Le virus de l'immunodéficience humaine (VIH-1) est responsable du SIDA qui cause un effondrement des défenses immunitaires. De nombreux pathogènes dits opportunistes, normalement éliminés par l'organisme, peuvent alors se développer. L'équipe de Bruno Beaumelle du Centre d'étude d'agents pathogènes et des biotechnologies pour la santé montre que le VIH-1 inhibe la capacité phagocytaire des phagocytes non infectés (ex: macrophages) par l'action de la protéine virale Tat. Fortement sécrétée, Tat entre dans les cellules non infectées et empêche le recrutement au niveau de la zone de phagocytose d'une petite protéine requise pour la capture et la dégradation de pathogènes opportunistes bactériens et parasitaires. Tat serait ainsi impliquée dans le développement de maladies opportunistes lors du SIDA. Cette étude est publiée dans la revue
Nature Communications.
Figure: Des macrophages primaires humains ont été prétraités ou non par Tat avant d'ajouter pour 3 minutes des billes de latex (diamètre 3 µm) recouvertes d'anticorps et visualisation par microscopie électronique à balayage. En absence de Tat, le PIP2 permet le recrutement de Cdc42 au niveau de la coupe phagocytaire et la polymérisation d'actine nécessaire à l'élongation des pseudopodes. La phagocytose est efficace, les macrophages captent totalement les billes (haut). En présence de Tat, Cdc42 n'est plus recrutée à la coupe car Tat se fixe sur le PIP2 à ce niveau. Les pseudopodes sont alors plus courts et la phagocytose des cibles est inhibée car bloquée à un stade précoce, celui de l'élongation des pseudopodes (bas).
© B. Beaumelle
Les maladies opportunistes sont une des causes majeures de morbidité et de mortalité lors du SIDA. Elles sont dues à des pathogènes opportunistes incluant des bactéries comme Mycobacterium avium ou des parasites comme Toxoplasma gondii. Ces pathogènes sont normalement éliminés par les cellules spécialisées que sont les monocytes, neutrophiles ou macrophages qui vont phagocyter ces pathogènes et les dégrader. Mais l'activité phagocytaire de ces phagocytes est très diminuée chez les patients porteurs du VIH-1. La cause de ce défaut était inconnu, mais on savait cependant qu'il n'était pas dû directement à l'infection virale car les phagocytes ne sont pas ou peu infectés par le VIH-1.

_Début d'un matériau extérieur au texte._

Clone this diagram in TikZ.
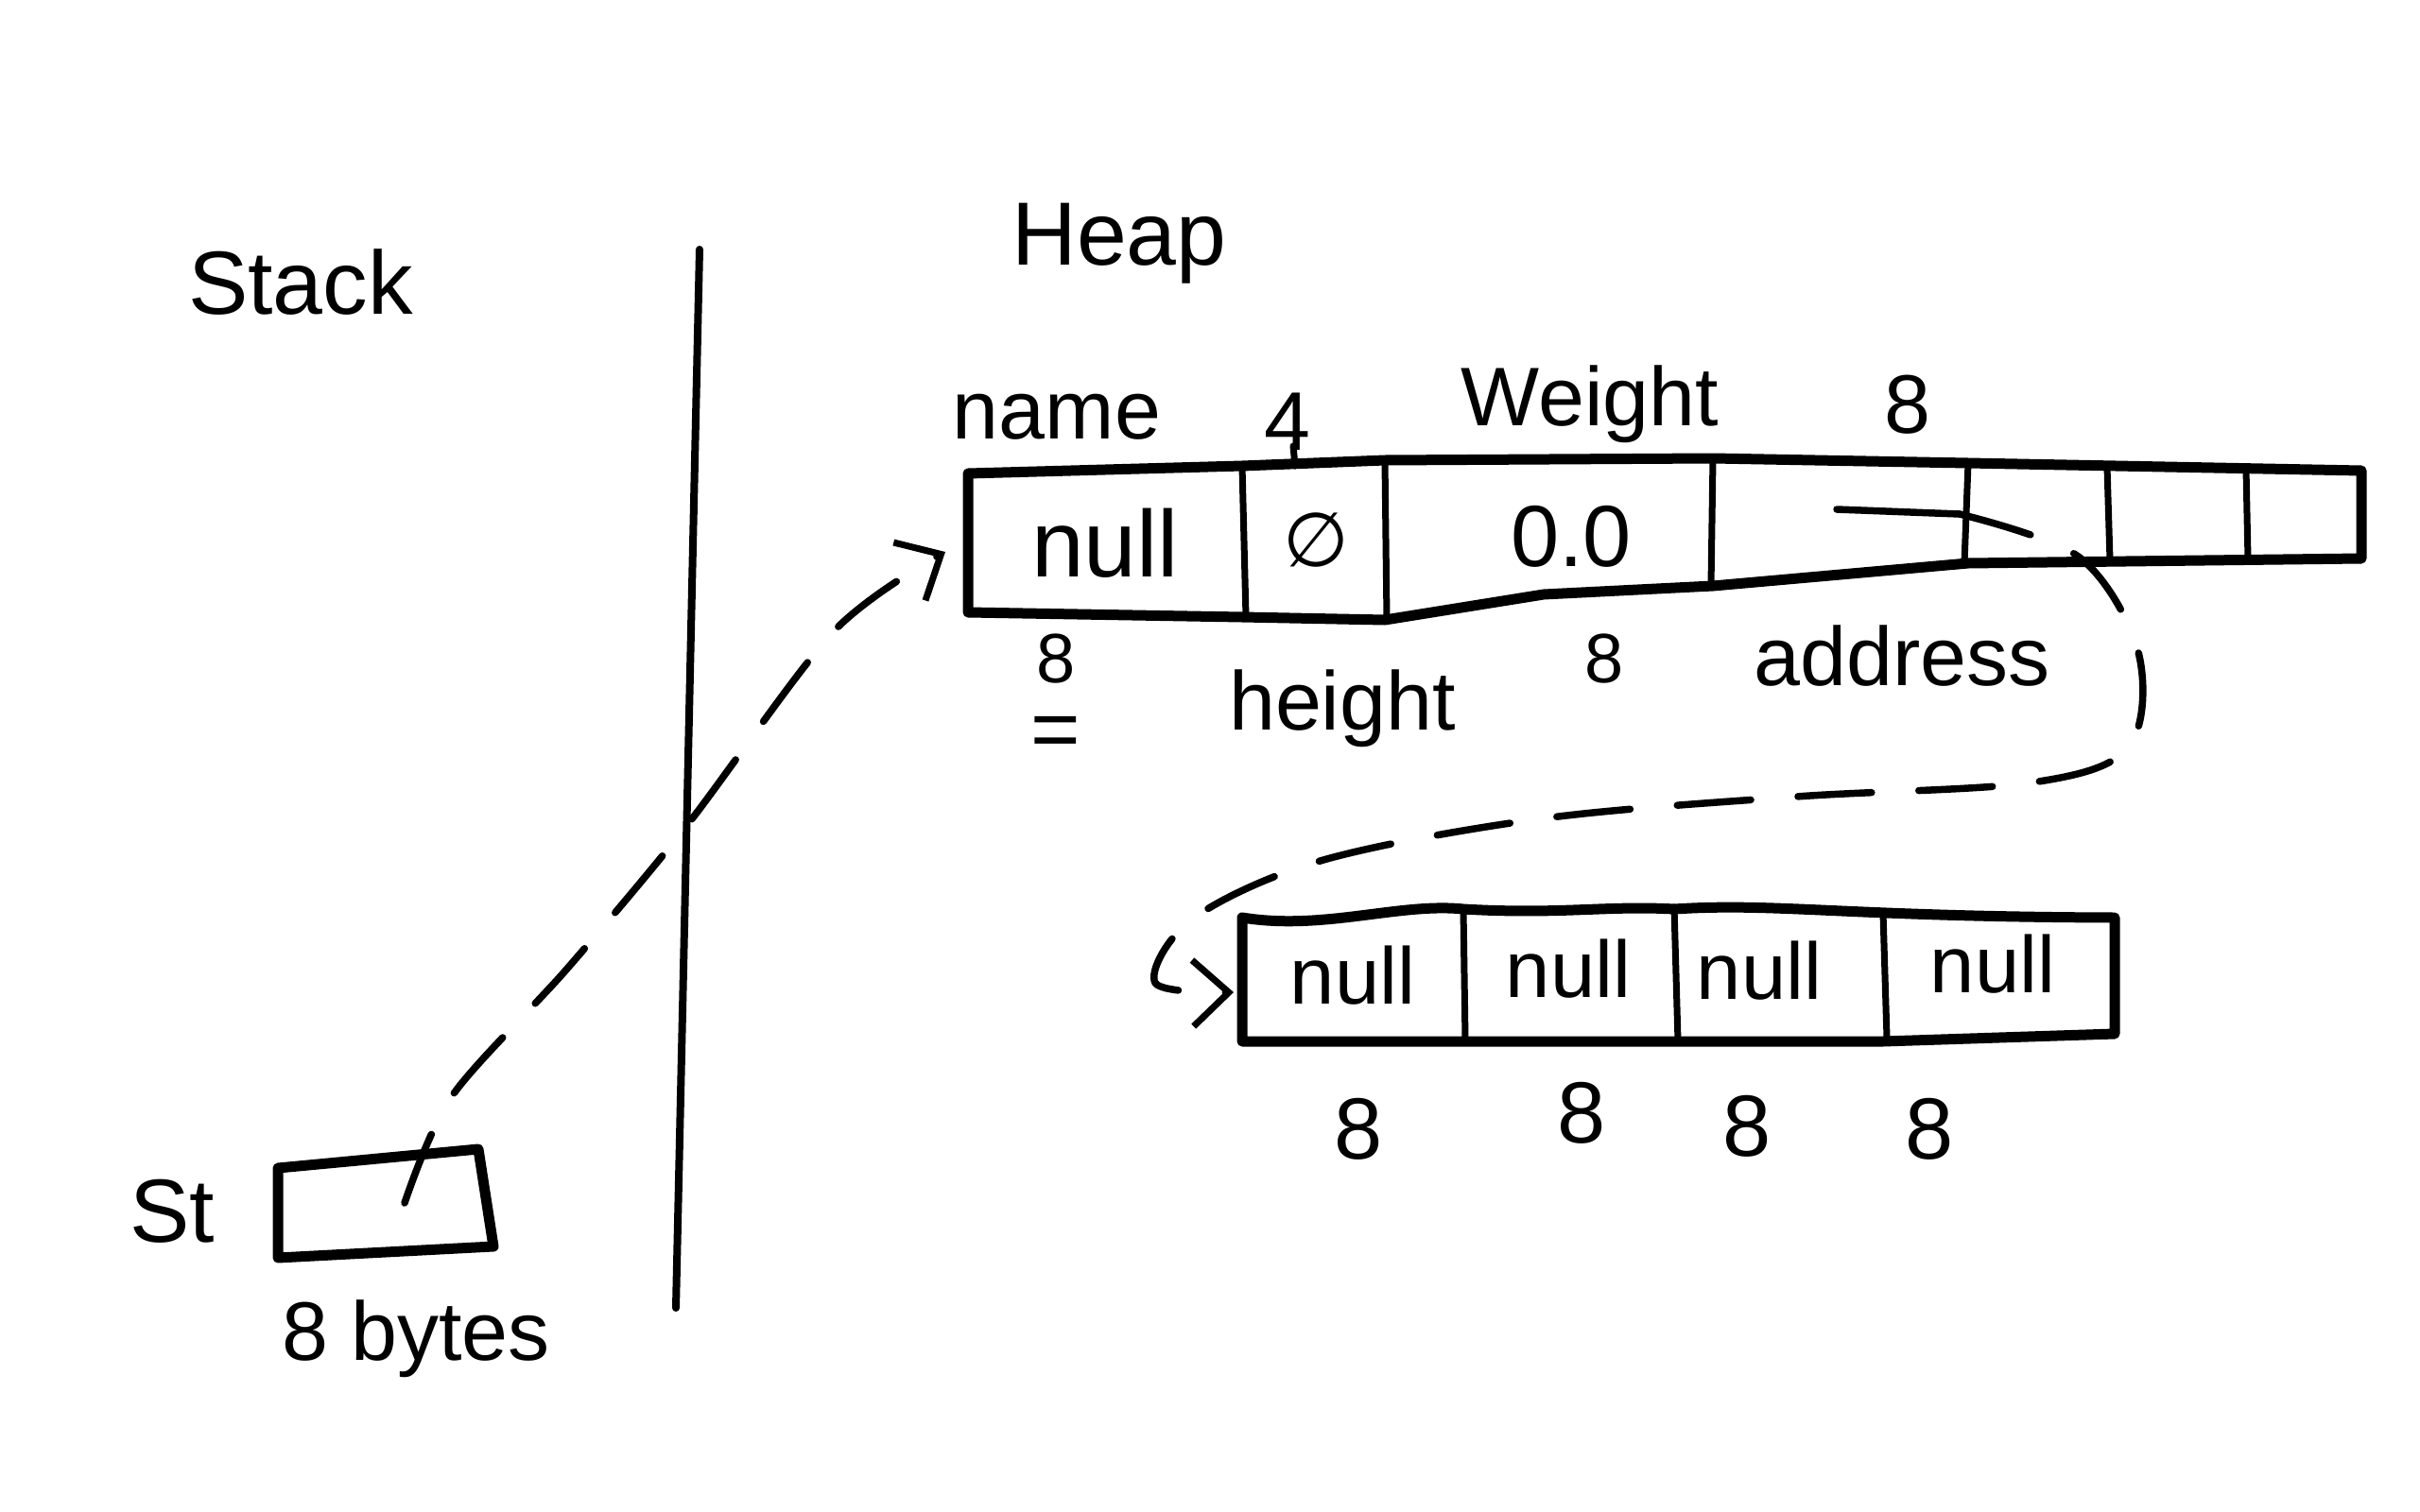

L'équipe de Bruno Beaumelle s'intéresse au trafic de la protéine Tat du VIH-1 et a montré que Tat est très efficacement sécrétée par les cellules infectées. Tat peut ensuite entrer dans des cellules non infectées, passer dans le cytosol et se fixer avec une forte affinité sur un phospholipide particulier, le phosphatidylinositol (4,5)bisphosphate (PIP2) qui est localisé sur le feuillet interne de la membrane plasmique.
Le PIP2 permet le recrutement à ce niveau de protéines impliquées dans la phagocytose. Les chercheurs, en collaboration avec C. Mettling (IGH, Montpellier) et S. Besteiro (DIMNP, Montpellier), montrent que Tat bloque le recrutement de la petite GTPase Cdc42 par le PIP2 au niveau de la coupe phagocytaire, zone de contact entre le phagocyte et la cible à capter. Cdc42 joue un rôle clé dans la phagocytose car elle permet la polymérisation d'actine qui sous-tend les pseudopodes, extensions membranaires qui vont entourer la cible à phagocyter. Elle est ainsi requise pour la phagocytose via les récepteurs reconnaissant la plupart des pathogènes, comme M. avium et T. gondii recouvert d'anticorps. Tat inhibe ainsi la phagocytose de ces pathogènes en bloquant l'élongation des pseudopodes. Cette inhibition est observée pour des doses subnanomolaires de Tat, dans la fourchette basse des concentrations présentes dans les sera des patients infectés par le VIH-1.
Ces travaux proposent donc une explication pour la faible activité phagocytaire des phagocytes lors de l'infection par le VIH et expliquent comment l'infection par le VIH-1 peut faciliter le développement de pathogènes opportunistes.